As said, read first reads a full line from standard input, i.e, a block of (UTF-8) text finished by a newline, and then it assigns what it read to whatever variables it finds on the input.
Note that at least the bash variant of read does use spaces as delimiters (by default), but the line must be read first (and that requires a newline).
echo '1 2 3 4 5 6' obviously only provides one line of input, so the while loop is just run once. The explanation of the 'strange' behaviour of how it then assigns variables has been already mentioned (i.e., the last variable gets 'all the rest of the match').
But, of course, we can cheat.
The first cheat is simply to place '1 2 3'and '4 5 6' in separate lines:
echo '1 2 3
4 5 6' | while read a b c; do
echo $c $b $a;
done
(to type the example above directly on the shell, you will need to use Shift + Enter in most cases)
Or, alternatively, use two echo commands, one for each line, and eval the result as a single stream to feed to the while loop:
echo $(echo '1 2 3'; echo '4 5 6') | while read a b c; do
echo $c $b $a;
done
Too ugly for your tastes (beyond requiring launching a subprocess)?
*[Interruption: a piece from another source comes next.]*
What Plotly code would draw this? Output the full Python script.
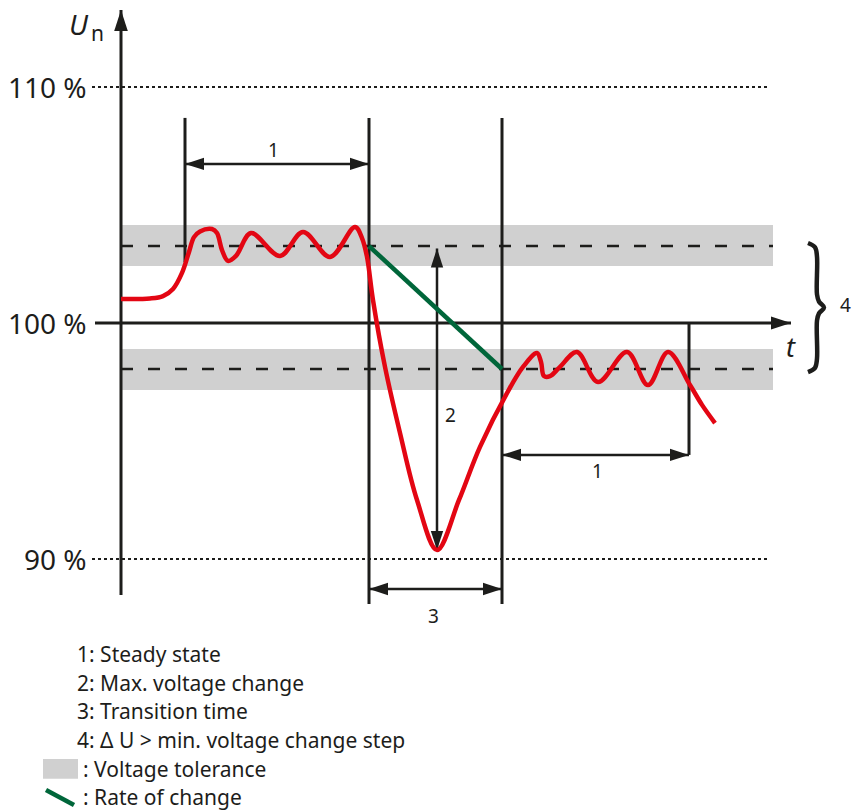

Well, echo has a nice cute flag, -e, which allows introducing backslashed control characters, such as \n, like this:
echo -e '1 2 3\n4 5 6' | while read a b c; do
echo $c $b $a;
done
Alternatively, you can replace echo with printf. printf, as its name implies, prints structured formatting, inspired by the C family of programming languages.
printf '1 2 3\n4 5 6\n' | while read a b c; do
echo $c $b $a;
done
Notice that printf, like it's C-style equivalents, doesn't print a terminating newline on its own — you've got to explicitly add it at the end.
Finally, my favourite way: using a here-doc, like this:
cat | while read a b c; do echo $c $b $a; done << EOF
1 2 3
4 5 6
EOF
For best results, it's easier to keep everything in a single line when typing it out on the shell.
There are more variants to the theme, of course, but these should suffice — for now, at least!